Goal of the exercise
Write out each line word for word. Drop pictures.

--------------------

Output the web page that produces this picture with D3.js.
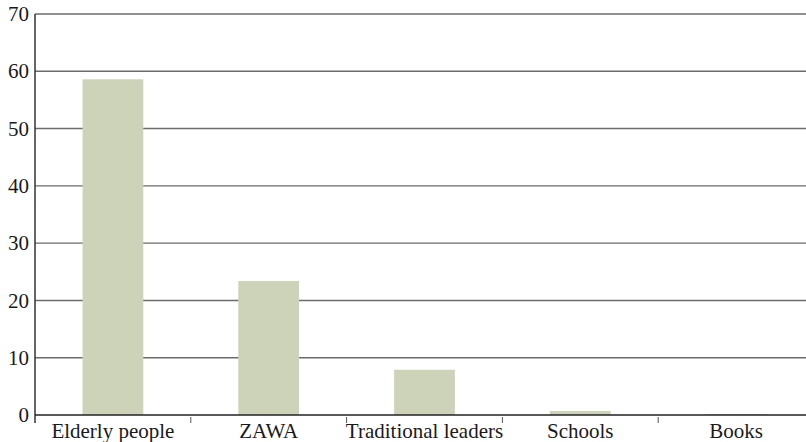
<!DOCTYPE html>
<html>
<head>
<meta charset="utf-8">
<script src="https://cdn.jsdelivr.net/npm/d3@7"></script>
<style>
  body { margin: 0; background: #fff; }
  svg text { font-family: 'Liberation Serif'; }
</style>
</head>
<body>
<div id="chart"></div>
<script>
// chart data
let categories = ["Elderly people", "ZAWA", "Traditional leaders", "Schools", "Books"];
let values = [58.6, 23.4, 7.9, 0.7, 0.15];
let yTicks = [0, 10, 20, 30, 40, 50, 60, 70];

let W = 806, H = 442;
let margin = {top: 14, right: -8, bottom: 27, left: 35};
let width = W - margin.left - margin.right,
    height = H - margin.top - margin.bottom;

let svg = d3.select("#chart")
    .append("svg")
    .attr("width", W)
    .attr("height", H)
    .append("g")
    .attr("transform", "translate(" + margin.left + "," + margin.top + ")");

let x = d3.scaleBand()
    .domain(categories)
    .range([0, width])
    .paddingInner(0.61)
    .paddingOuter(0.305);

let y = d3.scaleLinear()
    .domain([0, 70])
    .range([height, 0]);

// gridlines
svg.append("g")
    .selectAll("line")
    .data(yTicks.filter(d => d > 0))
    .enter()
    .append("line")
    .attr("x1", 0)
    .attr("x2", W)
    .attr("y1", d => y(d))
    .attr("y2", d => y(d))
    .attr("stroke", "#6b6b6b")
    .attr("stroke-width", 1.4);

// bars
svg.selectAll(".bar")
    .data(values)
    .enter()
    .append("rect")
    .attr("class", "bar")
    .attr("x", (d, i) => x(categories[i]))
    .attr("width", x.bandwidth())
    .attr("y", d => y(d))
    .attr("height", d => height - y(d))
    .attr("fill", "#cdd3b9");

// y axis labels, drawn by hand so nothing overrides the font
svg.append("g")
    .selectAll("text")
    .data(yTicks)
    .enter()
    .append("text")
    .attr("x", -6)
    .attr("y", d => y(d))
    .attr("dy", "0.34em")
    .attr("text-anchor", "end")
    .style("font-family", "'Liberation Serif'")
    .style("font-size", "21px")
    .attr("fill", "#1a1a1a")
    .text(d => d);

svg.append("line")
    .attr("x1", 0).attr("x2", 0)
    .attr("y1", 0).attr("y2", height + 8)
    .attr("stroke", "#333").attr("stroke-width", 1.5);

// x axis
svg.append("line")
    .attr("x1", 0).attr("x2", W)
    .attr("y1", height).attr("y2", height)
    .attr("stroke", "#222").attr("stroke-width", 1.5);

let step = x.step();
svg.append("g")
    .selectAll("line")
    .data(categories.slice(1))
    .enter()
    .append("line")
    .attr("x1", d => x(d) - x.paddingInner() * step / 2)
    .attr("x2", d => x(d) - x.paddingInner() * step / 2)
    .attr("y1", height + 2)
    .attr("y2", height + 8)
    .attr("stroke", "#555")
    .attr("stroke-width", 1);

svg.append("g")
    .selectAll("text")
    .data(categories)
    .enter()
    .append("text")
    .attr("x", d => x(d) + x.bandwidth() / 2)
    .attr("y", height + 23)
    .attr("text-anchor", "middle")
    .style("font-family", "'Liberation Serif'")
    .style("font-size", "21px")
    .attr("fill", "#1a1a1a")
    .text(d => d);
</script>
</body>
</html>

--------------------

Completed task
Output the web page that produces this picture with D3.js.
<!DOCTYPE html>
<html>
<head>
<meta charset="utf-8">
<script src="https://cdn.jsdelivr.net/npm/d3@7"></script>
<style>
  body { margin: 0; background: #fff; }
  svg text { font-family: 'Liberation Serif'; }
</style>
</head>
<body>
<div id="chart"></div>
<script>
// chart data
let categories = ["Elderly people", "ZAWA", "Traditional leaders", "Schools", "Books"];
let values = [58.6, 23.4, 7.9, 0.7, 0.15];
let yTicks = [0, 10, 20, 30, 40, 50, 60, 70];

let W = 806, H = 442;
let margin = {top: 14, right: -8, bottom: 27, left: 35};
let width = W - margin.left - margin.right,
    height = H - margin.top - margin.bottom;

let svg = d3.select("#chart")
    .append("svg")
    .attr("width", W)
    .attr("height", H)
    .append("g")
    .attr("transform", "translate(" + margin.left + "," + margin.top + ")");

let x = d3.scaleBand()
    .domain(categories)
    .range([0, width])
    .paddingInner(0.61)
    .paddingOuter(0.305);

let y = d3.scaleLinear()
    .domain([0, 70])
    .range([height, 0]);

// gridlines
svg.append("g")
    .selectAll("line")
    .data(yTicks.filter(d => d > 0))
    .enter()
    .append("line")
    .attr("x1", 0)
    .attr("x2", W)
    .attr("y1", d => y(d))
    .attr("y2", d => y(d))
    .attr("stroke", "#6b6b6b")
    .attr("stroke-width", 1.4);

// bars
svg.selectAll(".bar")
    .data(values)
    .enter()
    .append("rect")
    .attr("class", "bar")
    .attr("x", (d, i) => x(categories[i]))
    .attr("width", x.bandwidth())
    .attr("y", d => y(d))
    .attr("height", d => height - y(d))
    .attr("fill", "#cdd3b9");

// y axis labels, drawn by hand so nothing overrides the font
svg.append("g")
    .selectAll("text")
    .data(yTicks)
    .enter()
    .append("text")
    .attr("x", -6)
    .attr("y", d => y(d))
    .attr("dy", "0.34em")
    .attr("text-anchor", "end")
    .style("font-family", "'Liberation Serif'")
    .style("font-size", "21px")
    .attr("fill", "#1a1a1a")
    .text(d => d);

svg.append("line")
    .attr("x1", 0).attr("x2", 0)
    .attr("y1", 0).attr("y2", height + 8)
    .attr("stroke", "#333").attr("stroke-width", 1.5);

// x axis
svg.append("line")
    .attr("x1", 0).attr("x2", W)
    .attr("y1", height).attr("y2", height)
    .attr("stroke", "#222").attr("stroke-width", 1.5);

let step = x.step();
svg.append("g")
    .selectAll("line")
    .data(categories.slice(1))
    .enter()
    .append("line")
    .attr("x1", d => x(d) - x.paddingInner() * step / 2)
    .attr("x2", d => x(d) - x.paddingInner() * step / 2)
    .attr("y1", height + 2)
    .attr("y2", height + 8)
    .attr("stroke", "#555")
    .attr("stroke-width", 1);

svg.append("g")
    .selectAll("text")
    .data(categories)
    .enter()
    .append("text")
    .attr("x", d => x(d) + x.bandwidth() / 2)
    .attr("y", height + 23)
    .attr("text-anchor", "middle")
    .style("font-family", "'Liberation Serif'")
    .style("font-size", "21px")
    .attr("fill", "#1a1a1a")
    .text(d => d);
</script>
</body>
</html>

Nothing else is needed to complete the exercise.